▶ _Collected data_
########################################

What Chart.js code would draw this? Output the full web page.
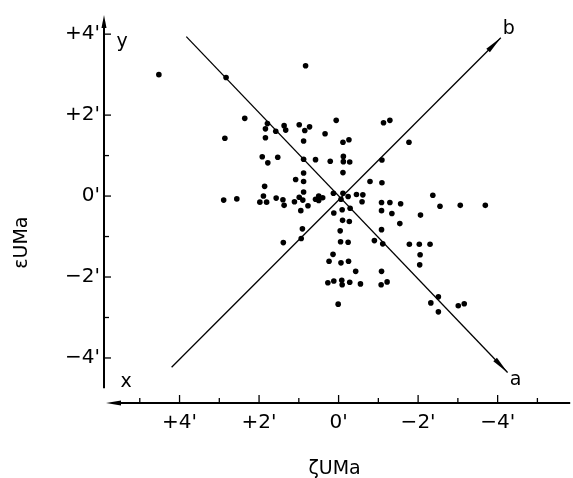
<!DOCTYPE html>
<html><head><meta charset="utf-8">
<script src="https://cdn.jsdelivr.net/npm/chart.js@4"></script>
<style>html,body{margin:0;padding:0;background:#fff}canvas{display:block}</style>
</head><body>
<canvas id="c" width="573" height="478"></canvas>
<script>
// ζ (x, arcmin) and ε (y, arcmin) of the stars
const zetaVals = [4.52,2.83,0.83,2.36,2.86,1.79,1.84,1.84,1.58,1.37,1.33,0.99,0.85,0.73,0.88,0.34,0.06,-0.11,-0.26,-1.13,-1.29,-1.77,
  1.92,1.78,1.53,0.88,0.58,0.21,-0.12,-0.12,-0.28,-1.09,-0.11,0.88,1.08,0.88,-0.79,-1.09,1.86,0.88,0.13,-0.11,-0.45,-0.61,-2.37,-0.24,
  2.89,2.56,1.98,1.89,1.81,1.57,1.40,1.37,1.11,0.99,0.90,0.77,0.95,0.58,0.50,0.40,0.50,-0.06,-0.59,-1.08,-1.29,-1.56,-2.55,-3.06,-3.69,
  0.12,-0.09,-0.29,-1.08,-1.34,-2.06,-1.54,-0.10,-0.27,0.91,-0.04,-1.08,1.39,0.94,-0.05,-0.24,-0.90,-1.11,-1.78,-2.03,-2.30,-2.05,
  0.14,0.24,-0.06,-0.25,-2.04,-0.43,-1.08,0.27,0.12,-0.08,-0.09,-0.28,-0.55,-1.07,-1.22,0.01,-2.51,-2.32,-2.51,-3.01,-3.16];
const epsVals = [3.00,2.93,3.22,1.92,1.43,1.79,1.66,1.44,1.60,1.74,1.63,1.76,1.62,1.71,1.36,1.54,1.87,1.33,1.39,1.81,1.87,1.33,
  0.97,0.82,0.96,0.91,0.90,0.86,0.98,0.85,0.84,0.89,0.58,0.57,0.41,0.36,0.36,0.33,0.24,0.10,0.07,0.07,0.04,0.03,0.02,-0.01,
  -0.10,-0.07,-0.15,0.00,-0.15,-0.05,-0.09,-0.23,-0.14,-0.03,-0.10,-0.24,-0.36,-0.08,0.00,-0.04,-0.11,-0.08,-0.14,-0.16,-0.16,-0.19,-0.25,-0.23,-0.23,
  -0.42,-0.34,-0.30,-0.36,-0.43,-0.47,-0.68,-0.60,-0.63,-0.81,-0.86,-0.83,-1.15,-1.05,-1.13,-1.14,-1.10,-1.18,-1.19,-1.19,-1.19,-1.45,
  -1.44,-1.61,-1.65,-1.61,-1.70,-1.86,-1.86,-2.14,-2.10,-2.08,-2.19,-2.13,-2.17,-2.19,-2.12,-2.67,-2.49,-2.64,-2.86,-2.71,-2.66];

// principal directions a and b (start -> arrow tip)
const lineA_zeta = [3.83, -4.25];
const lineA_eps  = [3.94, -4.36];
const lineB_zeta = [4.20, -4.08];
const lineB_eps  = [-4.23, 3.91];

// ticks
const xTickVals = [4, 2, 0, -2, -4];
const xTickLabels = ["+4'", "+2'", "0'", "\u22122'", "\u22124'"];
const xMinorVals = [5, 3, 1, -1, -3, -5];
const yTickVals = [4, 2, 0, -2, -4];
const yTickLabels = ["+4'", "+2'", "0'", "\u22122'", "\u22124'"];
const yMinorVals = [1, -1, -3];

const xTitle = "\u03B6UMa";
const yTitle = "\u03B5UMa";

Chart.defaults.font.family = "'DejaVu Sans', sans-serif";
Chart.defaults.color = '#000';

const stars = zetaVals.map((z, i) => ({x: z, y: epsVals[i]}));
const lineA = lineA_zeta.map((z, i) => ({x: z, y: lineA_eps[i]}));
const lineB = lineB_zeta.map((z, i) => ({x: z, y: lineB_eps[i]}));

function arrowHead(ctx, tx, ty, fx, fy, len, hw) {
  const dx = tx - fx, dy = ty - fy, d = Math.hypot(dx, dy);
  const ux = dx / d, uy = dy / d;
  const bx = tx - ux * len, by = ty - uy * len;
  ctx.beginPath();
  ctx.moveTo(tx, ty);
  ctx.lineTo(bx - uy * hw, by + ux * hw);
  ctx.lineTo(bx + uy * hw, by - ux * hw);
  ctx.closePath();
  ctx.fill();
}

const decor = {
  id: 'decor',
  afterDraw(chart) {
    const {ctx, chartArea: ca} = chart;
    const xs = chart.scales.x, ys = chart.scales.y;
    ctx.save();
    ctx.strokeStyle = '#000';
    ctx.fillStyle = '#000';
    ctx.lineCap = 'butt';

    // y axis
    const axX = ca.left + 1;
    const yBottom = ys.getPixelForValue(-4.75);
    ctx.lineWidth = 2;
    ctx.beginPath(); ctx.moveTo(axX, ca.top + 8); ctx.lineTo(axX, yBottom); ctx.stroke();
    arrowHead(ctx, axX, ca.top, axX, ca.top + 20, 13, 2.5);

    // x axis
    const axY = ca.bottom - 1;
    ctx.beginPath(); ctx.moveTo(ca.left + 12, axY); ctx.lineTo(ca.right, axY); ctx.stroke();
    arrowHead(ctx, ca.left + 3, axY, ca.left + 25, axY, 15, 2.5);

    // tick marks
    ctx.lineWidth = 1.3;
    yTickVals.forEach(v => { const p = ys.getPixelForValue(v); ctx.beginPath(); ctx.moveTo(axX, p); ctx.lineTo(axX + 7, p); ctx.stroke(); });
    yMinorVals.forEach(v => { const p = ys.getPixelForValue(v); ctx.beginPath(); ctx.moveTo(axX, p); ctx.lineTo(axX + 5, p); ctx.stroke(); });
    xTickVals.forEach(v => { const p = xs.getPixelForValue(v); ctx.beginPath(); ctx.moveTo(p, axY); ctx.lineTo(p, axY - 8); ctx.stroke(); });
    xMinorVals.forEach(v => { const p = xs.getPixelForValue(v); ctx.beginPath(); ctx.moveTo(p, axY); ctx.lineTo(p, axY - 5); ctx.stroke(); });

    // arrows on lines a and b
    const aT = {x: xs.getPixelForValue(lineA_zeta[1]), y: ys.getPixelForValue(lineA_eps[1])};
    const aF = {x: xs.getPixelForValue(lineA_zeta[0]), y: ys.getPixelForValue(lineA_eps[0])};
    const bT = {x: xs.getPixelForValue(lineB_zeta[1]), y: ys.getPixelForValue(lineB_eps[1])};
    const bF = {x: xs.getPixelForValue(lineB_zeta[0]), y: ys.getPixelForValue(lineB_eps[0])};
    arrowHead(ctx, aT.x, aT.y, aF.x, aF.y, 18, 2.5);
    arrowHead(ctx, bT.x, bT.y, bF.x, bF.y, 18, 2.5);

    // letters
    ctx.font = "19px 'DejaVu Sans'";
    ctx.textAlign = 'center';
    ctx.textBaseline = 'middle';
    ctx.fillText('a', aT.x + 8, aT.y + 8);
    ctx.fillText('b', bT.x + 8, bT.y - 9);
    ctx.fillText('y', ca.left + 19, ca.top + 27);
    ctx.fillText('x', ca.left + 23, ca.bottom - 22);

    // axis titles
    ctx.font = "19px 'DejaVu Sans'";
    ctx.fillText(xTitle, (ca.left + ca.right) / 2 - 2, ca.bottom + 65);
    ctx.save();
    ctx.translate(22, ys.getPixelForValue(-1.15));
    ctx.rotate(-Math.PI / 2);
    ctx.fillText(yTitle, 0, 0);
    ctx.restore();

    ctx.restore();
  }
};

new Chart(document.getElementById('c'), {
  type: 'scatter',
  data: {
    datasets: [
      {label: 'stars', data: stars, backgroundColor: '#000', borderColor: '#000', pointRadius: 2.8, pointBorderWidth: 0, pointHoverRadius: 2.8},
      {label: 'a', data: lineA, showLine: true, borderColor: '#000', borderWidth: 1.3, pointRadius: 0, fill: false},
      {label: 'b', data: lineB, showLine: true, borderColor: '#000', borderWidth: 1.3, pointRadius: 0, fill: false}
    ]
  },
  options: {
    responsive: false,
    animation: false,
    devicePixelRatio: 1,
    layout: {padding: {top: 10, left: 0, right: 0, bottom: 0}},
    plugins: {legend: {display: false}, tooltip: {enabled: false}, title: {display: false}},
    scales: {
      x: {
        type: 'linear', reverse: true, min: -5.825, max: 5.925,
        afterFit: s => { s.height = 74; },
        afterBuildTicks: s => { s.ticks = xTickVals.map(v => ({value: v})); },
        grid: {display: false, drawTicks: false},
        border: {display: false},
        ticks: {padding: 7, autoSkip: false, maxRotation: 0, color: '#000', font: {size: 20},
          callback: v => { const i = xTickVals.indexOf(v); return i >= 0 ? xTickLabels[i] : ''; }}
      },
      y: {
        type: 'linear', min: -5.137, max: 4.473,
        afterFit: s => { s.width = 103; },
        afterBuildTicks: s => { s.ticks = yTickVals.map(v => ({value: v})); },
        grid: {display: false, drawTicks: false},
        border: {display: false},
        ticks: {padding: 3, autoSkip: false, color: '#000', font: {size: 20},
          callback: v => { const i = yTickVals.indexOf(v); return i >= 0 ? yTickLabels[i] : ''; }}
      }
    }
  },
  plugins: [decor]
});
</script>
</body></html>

########################################

▶ _Problem statement_
Without any pictures, reproduce the lines from the first one in the material through the line that has "const yMinorVals = [1, -1, -3];", exactly as they appear.

▶ _Completed exercise_
What Chart.js code would draw this? Output the full web page.
<!DOCTYPE html>
<html><head><meta charset="utf-8">
<script src="https://cdn.jsdelivr.net/npm/chart.js@4"></script>
<style>html,body{margin:0;padding:0;background:#fff}canvas{display:block}</style>
</head><body>
<canvas id="c" width="573" height="478"></canvas>
<script>
// ζ (x, arcmin) and ε (y, arcmin) of the stars
const zetaVals = [4.52,2.83,0.83,2.36,2.86,1.79,1.84,1.84,1.58,1.37,1.33,0.99,0.85,0.73,0.88,0.34,0.06,-0.11,-0.26,-1.13,-1.29,-1.77,
  1.92,1.78,1.53,0.88,0.58,0.21,-0.12,-0.12,-0.28,-1.09,-0.11,0.88,1.08,0.88,-0.79,-1.09,1.86,0.88,0.13,-0.11,-0.45,-0.61,-2.37,-0.24,
  2.89,2.56,1.98,1.89,1.81,1.57,1.40,1.37,1.11,0.99,0.90,0.77,0.95,0.58,0.50,0.40,0.50,-0.06,-0.59,-1.08,-1.29,-1.56,-2.55,-3.06,-3.69,
  0.12,-0.09,-0.29,-1.08,-1.34,-2.06,-1.54,-0.10,-0.27,0.91,-0.04,-1.08,1.39,0.94,-0.05,-0.24,-0.90,-1.11,-1.78,-2.03,-2.30,-2.05,
  0.14,0.24,-0.06,-0.25,-2.04,-0.43,-1.08,0.27,0.12,-0.08,-0.09,-0.28,-0.55,-1.07,-1.22,0.01,-2.51,-2.32,-2.51,-3.01,-3.16];
const epsVals = [3.00,2.93,3.22,1.92,1.43,1.79,1.66,1.44,1.60,1.74,1.63,1.76,1.62,1.71,1.36,1.54,1.87,1.33,1.39,1.81,1.87,1.33,
  0.97,0.82,0.96,0.91,0.90,0.86,0.98,0.85,0.84,0.89,0.58,0.57,0.41,0.36,0.36,0.33,0.24,0.10,0.07,0.07,0.04,0.03,0.02,-0.01,
  -0.10,-0.07,-0.15,0.00,-0.15,-0.05,-0.09,-0.23,-0.14,-0.03,-0.10,-0.24,-0.36,-0.08,0.00,-0.04,-0.11,-0.08,-0.14,-0.16,-0.16,-0.19,-0.25,-0.23,-0.23,
  -0.42,-0.34,-0.30,-0.36,-0.43,-0.47,-0.68,-0.60,-0.63,-0.81,-0.86,-0.83,-1.15,-1.05,-1.13,-1.14,-1.10,-1.18,-1.19,-1.19,-1.19,-1.45,
  -1.44,-1.61,-1.65,-1.61,-1.70,-1.86,-1.86,-2.14,-2.10,-2.08,-2.19,-2.13,-2.17,-2.19,-2.12,-2.67,-2.49,-2.64,-2.86,-2.71,-2.66];

// principal directions a and b (start -> arrow tip)
const lineA_zeta = [3.83, -4.25];
const lineA_eps  = [3.94, -4.36];
const lineB_zeta = [4.20, -4.08];
const lineB_eps  = [-4.23, 3.91];

// ticks
const xTickVals = [4, 2, 0, -2, -4];
const xTickLabels = ["+4'", "+2'", "0'", "\u22122'", "\u22124'"];
const xMinorVals = [5, 3, 1, -1, -3, -5];
const yTickVals = [4, 2, 0, -2, -4];
const yTickLabels = ["+4'", "+2'", "0'", "\u22122'", "\u22124'"];
const yMinorVals = [1, -1, -3];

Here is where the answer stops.